Eucharistic Fasting Guidelines

  • If a Liturgy is earlier than noon, we fast from midnight on.
  • If a Liturgy is in the afternoon or evening, we should fast from midnight, if possible, but we MUST fast completely from food and water from noon or for 6 hours (whichever is longer) before receiving Holy Communion.
  • If we arrive late to an evening Presanctified because of work or traffic, but have prepared yourself by fasting, prayer, and recent Confession, we may receive Holy Communion despite arriving late.

Children should be included in lenten meals. Parents may need to supplement the lenten meals with non-lenten foods, but our children can and should participate in the

lifestyle changes that Lent brings, so that might learn from an early age. If in doubt about how to modify these guidelines, see the priest.
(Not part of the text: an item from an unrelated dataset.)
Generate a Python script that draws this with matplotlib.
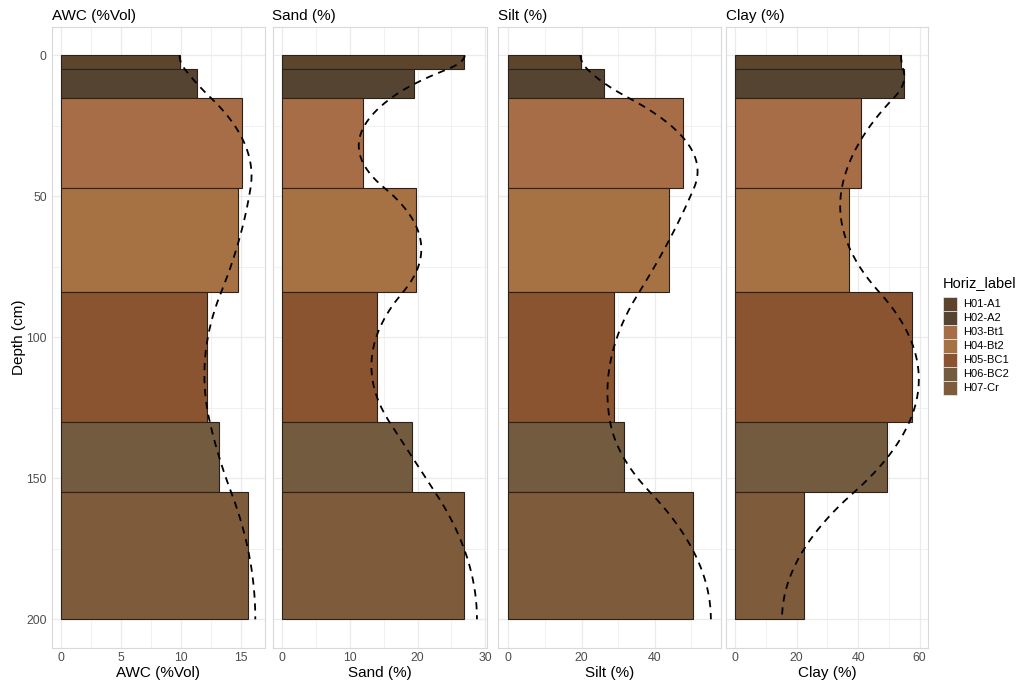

Holy Week – Intense Fasting

  • On Monday, Tuesday, Wednesday, and Friday, we fast as strictly as we can without sickness or endangering ourselves & others.
  • We should eat as simply as possible on these days: many people practice Xerophagy, like during Clean Week (xerophagy, which means ‘dry-eating’, means eating foods which require little-to-no preparation, like nuts, raw vegetables, fruits, bread, etc.). This helps us spend less time on food prep.
  • Easier food prep means more time for prayer and worship!
  • On Holy Thursday, a Wine & Oil day, our fasting is lessened and we may eat more, cook with oil, and celebrate our Lord’s Supper by consuming wine and liquor.
  • Holy Friday, when our Lord died upon the Cross, should be our strictest day of fasting throughout the year. We should struggle to fast completely until after the afternoon Vespers service, and then eating as simply and as little as possible.
  • On Holy Saturday, we should fast from midnight until receiving Communion at the Vesperal Liturgy, and then from 6 PM for the midnight Paschal Service.
  • For our meal on Holy Saturday after the Vesperal Liturgy, the Typikon (the book which lays out all our fasting and feasting rules) appoints a large piece of bread, six figs or dates, and a cup of wine. Following the spirit of this, many people limit this meal to bread, fruits, and wine, though in less austere quantities.